Start Given data

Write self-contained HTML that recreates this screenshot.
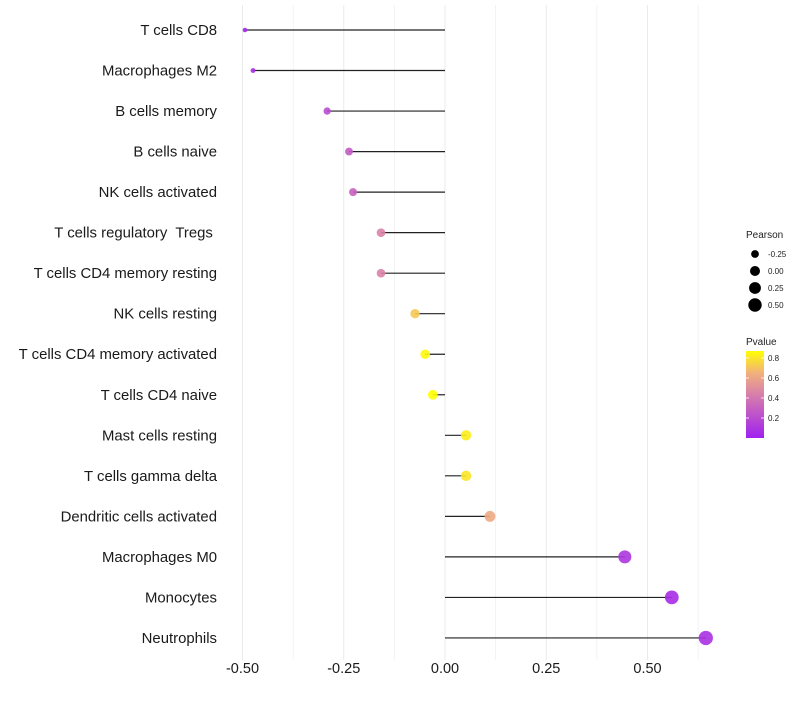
<!DOCTYPE html>
<html><head><meta charset="utf-8"><style>
body{margin:0;background:#fff;width:800px;height:700px;overflow:hidden;font-family:"Liberation Sans",sans-serif}
</style></head><body>
<svg id="chart" width="800" height="700"></svg>
<script>
const categories=["T cells CD8","Macrophages M2","B cells memory","B cells naive","NK cells activated","T cells regulatory  Tregs ","T cells CD4 memory resting","NK cells resting","T cells CD4 memory activated","T cells CD4 naive","Mast cells resting","T cells gamma delta","Dendritic cells activated","Macrophages M0","Monocytes","Neutrophils"];
const pearson=[-0.494,-0.474,-0.291,-0.237,-0.227,-0.158,-0.158,-0.074,-0.049,-0.030,0.052,0.052,0.111,0.444,0.560,0.644];
const pvalue=[0.04,0.06,0.2,0.27,0.3,0.45,0.45,0.72,0.85,0.9,0.82,0.8,0.62,0.1,0.05,0.08];
const xTicks=[-0.5,-0.25,0,0.25,0.5];
const xTickLabels=["-0.50","-0.25","0.00","0.25","0.50"];
const sizeLegend=[-0.25,0,0.25,0.5];
const sizeLegendLabels=["-0.25","0.00","0.25","0.50"];
const colorTicks=[0.2,0.4,0.6,0.8];

const NS="http://www.w3.org/2000/svg";
const svg=document.getElementById('chart');
function el(t,a,p){const e=document.createElementNS(NS,t);for(const k in a)e.setAttribute(k,a[k]);(p||svg).appendChild(e);return e;}
const xs=v=>445+v*405;
const ys=i=>30+i*40.53;
const rs=v=>Math.sqrt(Math.max(1,25+40*v));
const stops=[[0,[160,32,240]],[0.45,[217,130,168]],[0.65,[242,176,124]],[0.87,[255,255,0]]];
function col(p){for(let i=1;i<stops.length;i++){if(p<=stops[i][0]||i==stops.length-1){const[a,ca]=stops[i-1],[b,cb]=stops[i];let t=Math.min(1,Math.max(0,(p-a)/(b-a)));return`rgb(${ca.map((c,j)=>Math.round(c+(cb[j]-c)*t)).join(',')})`;}}}
for(let v=-0.5;v<=0.626;v+=0.125){
 const g=el('line',{x1:xs(v),x2:xs(v),y1:5,y2:660,stroke:'#ebebeb','stroke-width':Math.abs((v*4)%1)<1e-6?1:0.6});
 
}
xTicks.forEach((v,i)=>{
 const t=el('text',{x:xs(v),y:673,'text-anchor':'middle','font-size':14.5,fill:'#1a1a1a'});
 t.textContent=xTickLabels[i];
 
});
categories.forEach((c,i)=>{
 const t=el('text',{x:217,y:ys(i)+5,'text-anchor':'end','font-size':14.9,fill:'#1a1a1a'});
 t.setAttribute('xml:space','preserve');t.style.whiteSpace='pre';
 t.textContent=c;
 
 const l=el('line',{x1:xs(0),x2:xs(pearson[i]),y1:ys(i),y2:ys(i),stroke:'#222','stroke-width':1.2});
 
 const d=el('circle',{cx:xs(pearson[i]),cy:ys(i),r:rs(pearson[i]),fill:col(pvalue[i]),'fill-opacity':0.9});
 
});
const lt=el('text',{x:746,y:238,'font-size':10,fill:'#222'});lt.textContent='Pearson';

sizeLegend.forEach((v,i)=>{
 const y=254+i*17;
 const c=el('circle',{cx:755,cy:y,r:rs(v),fill:'#000'});
 
 const t=el('text',{x:768,y:y+3,'font-size':8,fill:'#222'});t.textContent=sizeLegendLabels[i];
 
});
const ct=el('text',{x:746,y:345,'font-size':10,fill:'#222'});ct.textContent='Pvalue';

const defs=el('defs',{});const gr=el('linearGradient',{id:'pg',x1:0,y1:1,x2:0,y2:0},defs);
stops.forEach(s=>el('stop',{offset:s[0]/0.87,'stop-color':`rgb(${s[1].join(',')})`},gr));
const cy=p=>438-p*100;
const bar=el('rect',{x:746,y:cy(0.87),width:18,height:87,fill:'url(#pg)'});

colorTicks.forEach(p=>{
 el('line',{x1:746,x2:749,y1:cy(p),y2:cy(p),stroke:'#fff','stroke-width':0.8});
 el('line',{x1:761,x2:764,y1:cy(p),y2:cy(p),stroke:'#fff','stroke-width':0.8});
 const t=el('text',{x:768,y:cy(p)+3,'font-size':8,fill:'#222'});t.textContent=p.toFixed(1);
 
});
</script>
</body></html>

End Given data

• **Your instructions**
Retype the listing exactly. Pictures do not belong in the copy.

• **Written answer**
Write self-contained HTML that recreates this screenshot.
<!DOCTYPE html>
<html><head><meta charset="utf-8"><style>
body{margin:0;background:#fff;width:800px;height:700px;overflow:hidden;font-family:"Liberation Sans",sans-serif}
</style></head><body>
<svg id="chart" width="800" height="700"></svg>
<script>
const categories=["T cells CD8","Macrophages M2","B cells memory","B cells naive","NK cells activated","T cells regulatory  Tregs ","T cells CD4 memory resting","NK cells resting","T cells CD4 memory activated","T cells CD4 naive","Mast cells resting","T cells gamma delta","Dendritic cells activated","Macrophages M0","Monocytes","Neutrophils"];
const pearson=[-0.494,-0.474,-0.291,-0.237,-0.227,-0.158,-0.158,-0.074,-0.049,-0.030,0.052,0.052,0.111,0.444,0.560,0.644];
const pvalue=[0.04,0.06,0.2,0.27,0.3,0.45,0.45,0.72,0.85,0.9,0.82,0.8,0.62,0.1,0.05,0.08];
const xTicks=[-0.5,-0.25,0,0.25,0.5];
const xTickLabels=["-0.50","-0.25","0.00","0.25","0.50"];
const sizeLegend=[-0.25,0,0.25,0.5];
const sizeLegendLabels=["-0.25","0.00","0.25","0.50"];
const colorTicks=[0.2,0.4,0.6,0.8];

const NS="http://www.w3.org/2000/svg";
const svg=document.getElementById('chart');
function el(t,a,p){const e=document.createElementNS(NS,t);for(const k in a)e.setAttribute(k,a[k]);(p||svg).appendChild(e);return e;}
const xs=v=>445+v*405;
const ys=i=>30+i*40.53;
const rs=v=>Math.sqrt(Math.max(1,25+40*v));
const stops=[[0,[160,32,240]],[0.45,[217,130,168]],[0.65,[242,176,124]],[0.87,[255,255,0]]];
function col(p){for(let i=1;i<stops.length;i++){if(p<=stops[i][0]||i==stops.length-1){const[a,ca]=stops[i-1],[b,cb]=stops[i];let t=Math.min(1,Math.max(0,(p-a)/(b-a)));return`rgb(${ca.map((c,j)=>Math.round(c+(cb[j]-c)*t)).join(',')})`;}}}
for(let v=-0.5;v<=0.626;v+=0.125){
 const g=el('line',{x1:xs(v),x2:xs(v),y1:5,y2:660,stroke:'#ebebeb','stroke-width':Math.abs((v*4)%1)<1e-6?1:0.6});
 
}
xTicks.forEach((v,i)=>{
 const t=el('text',{x:xs(v),y:673,'text-anchor':'middle','font-size':14.5,fill:'#1a1a1a'});
 t.textContent=xTickLabels[i];
 
});
categories.forEach((c,i)=>{
 const t=el('text',{x:217,y:ys(i)+5,'text-anchor':'end','font-size':14.9,fill:'#1a1a1a'});
 t.setAttribute('xml:space','preserve');t.style.whiteSpace='pre';
 t.textContent=c;
 
 const l=el('line',{x1:xs(0),x2:xs(pearson[i]),y1:ys(i),y2:ys(i),stroke:'#222','stroke-width':1.2});
 
 const d=el('circle',{cx:xs(pearson[i]),cy:ys(i),r:rs(pearson[i]),fill:col(pvalue[i]),'fill-opacity':0.9});
 
});
const lt=el('text',{x:746,y:238,'font-size':10,fill:'#222'});lt.textContent='Pearson';

sizeLegend.forEach((v,i)=>{
 const y=254+i*17;
 const c=el('circle',{cx:755,cy:y,r:rs(v),fill:'#000'});
 
 const t=el('text',{x:768,y:y+3,'font-size':8,fill:'#222'});t.textContent=sizeLegendLabels[i];
 
});
const ct=el('text',{x:746,y:345,'font-size':10,fill:'#222'});ct.textContent='Pvalue';

const defs=el('defs',{});const gr=el('linearGradient',{id:'pg',x1:0,y1:1,x2:0,y2:0},defs);
stops.forEach(s=>el('stop',{offset:s[0]/0.87,'stop-color':`rgb(${s[1].join(',')})`},gr));
const cy=p=>438-p*100;
const bar=el('rect',{x:746,y:cy(0.87),width:18,height:87,fill:'url(#pg)'});

colorTicks.forEach(p=>{
 el('line',{x1:746,x2:749,y1:cy(p),y2:cy(p),stroke:'#fff','stroke-width':0.8});
 el('line',{x1:761,x2:764,y1:cy(p),y2:cy(p),stroke:'#fff','stroke-width':0.8});
 const t=el('text',{x:768,y:cy(p)+3,'font-size':8,fill:'#222'});t.textContent=p.toFixed(1);
 
});
</script>
</body></html>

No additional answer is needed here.